Journalist/author Bjarne Rostaing reviews two books by
Pulitzer Prize-winning author Joby Warrick exclusively for VoB

Black Flags: The Rise Of ISIS is Reviewed for VoB by Bjarne Rostaing.

Pulitzer Prize-winning author Joby Warrick’s Black Flags:
The Rise Of ISIS
is Reviewed for VoB by Bjarne Rostaing.

2 REMARKABLE, REVEALING BOOKS
FOCUSING ON THE BEGINNING OF
THE ISLAMIC STATE (ISIS/ISIL)
BY A REMARKABLE WRITER

By Bjarne Rostaing

Do we really want to know what happened in Iraq and the Middle East? Joby Warrick’s handle on that is solid and troubling.

He is of a rare breed, a very well-informed investigative journalist who can write. As it happens, he’s writing about the hottest, most avoided and most propagandized subject of the day: ISIS/ISIL/Daesh.

He is very clear that deposing Saddam Hussein split the fragile stability of Sunni and Shia coexistence and led to the Islamic State.

Warrick’s résumé is replete with a pair of Pulitzers and other awards, and his information is so deep and current that I assumed an intelligence background. But it’s the Washington Post that developed this remarkable writer, with an assist by Bob Woodward.

There are two hot-button books:

The Triple Agent (2012) is a personal and professional biography of a mild-mannered Jordanian physician who was radicalized via the Internet, became an influential presence there, and was recruited by the Mukharabat, Jordan’s very respected intelligence agency, then to be exploited by them and the CIA, which did not work out well.

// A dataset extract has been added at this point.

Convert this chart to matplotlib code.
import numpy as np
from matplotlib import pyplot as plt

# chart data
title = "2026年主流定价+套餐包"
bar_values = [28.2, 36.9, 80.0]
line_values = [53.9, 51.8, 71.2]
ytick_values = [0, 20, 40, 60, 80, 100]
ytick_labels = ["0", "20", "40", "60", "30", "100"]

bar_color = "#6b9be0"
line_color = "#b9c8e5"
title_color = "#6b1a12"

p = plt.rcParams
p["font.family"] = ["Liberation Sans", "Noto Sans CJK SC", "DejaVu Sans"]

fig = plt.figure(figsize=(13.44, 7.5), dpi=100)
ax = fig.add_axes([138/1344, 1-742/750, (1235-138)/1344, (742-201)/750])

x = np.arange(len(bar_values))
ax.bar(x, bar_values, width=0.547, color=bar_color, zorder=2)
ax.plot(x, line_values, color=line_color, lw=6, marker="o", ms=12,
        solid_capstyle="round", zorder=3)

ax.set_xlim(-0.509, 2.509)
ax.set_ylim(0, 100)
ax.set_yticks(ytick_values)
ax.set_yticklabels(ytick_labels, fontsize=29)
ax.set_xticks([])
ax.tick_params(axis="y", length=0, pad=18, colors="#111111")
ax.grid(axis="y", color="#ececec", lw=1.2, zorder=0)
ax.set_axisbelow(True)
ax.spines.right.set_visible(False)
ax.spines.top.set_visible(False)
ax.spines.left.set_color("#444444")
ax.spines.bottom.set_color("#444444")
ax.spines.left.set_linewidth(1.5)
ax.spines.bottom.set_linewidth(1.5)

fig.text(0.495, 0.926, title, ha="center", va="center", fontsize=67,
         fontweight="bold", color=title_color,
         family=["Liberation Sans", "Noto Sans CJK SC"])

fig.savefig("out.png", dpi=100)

In fact, it blew up in the face of both agencies as few operations ever do, ending with his death and that of many key high-level Western intelligence personnel. Part of that group were two influential women carving careers out of the stubborn male espionage culture, a subplot Warrick explores in some detail.

Sent to a likely death in Afghanistan, the inexperienced idealistic doctor survives and makes contact with the enemy — first the Taliban and then Al-Qaeda, at the highest level. How this backfires is a tale straight out of John le Carré; and Warrick’s ability to make “personnel” into people is remarkable.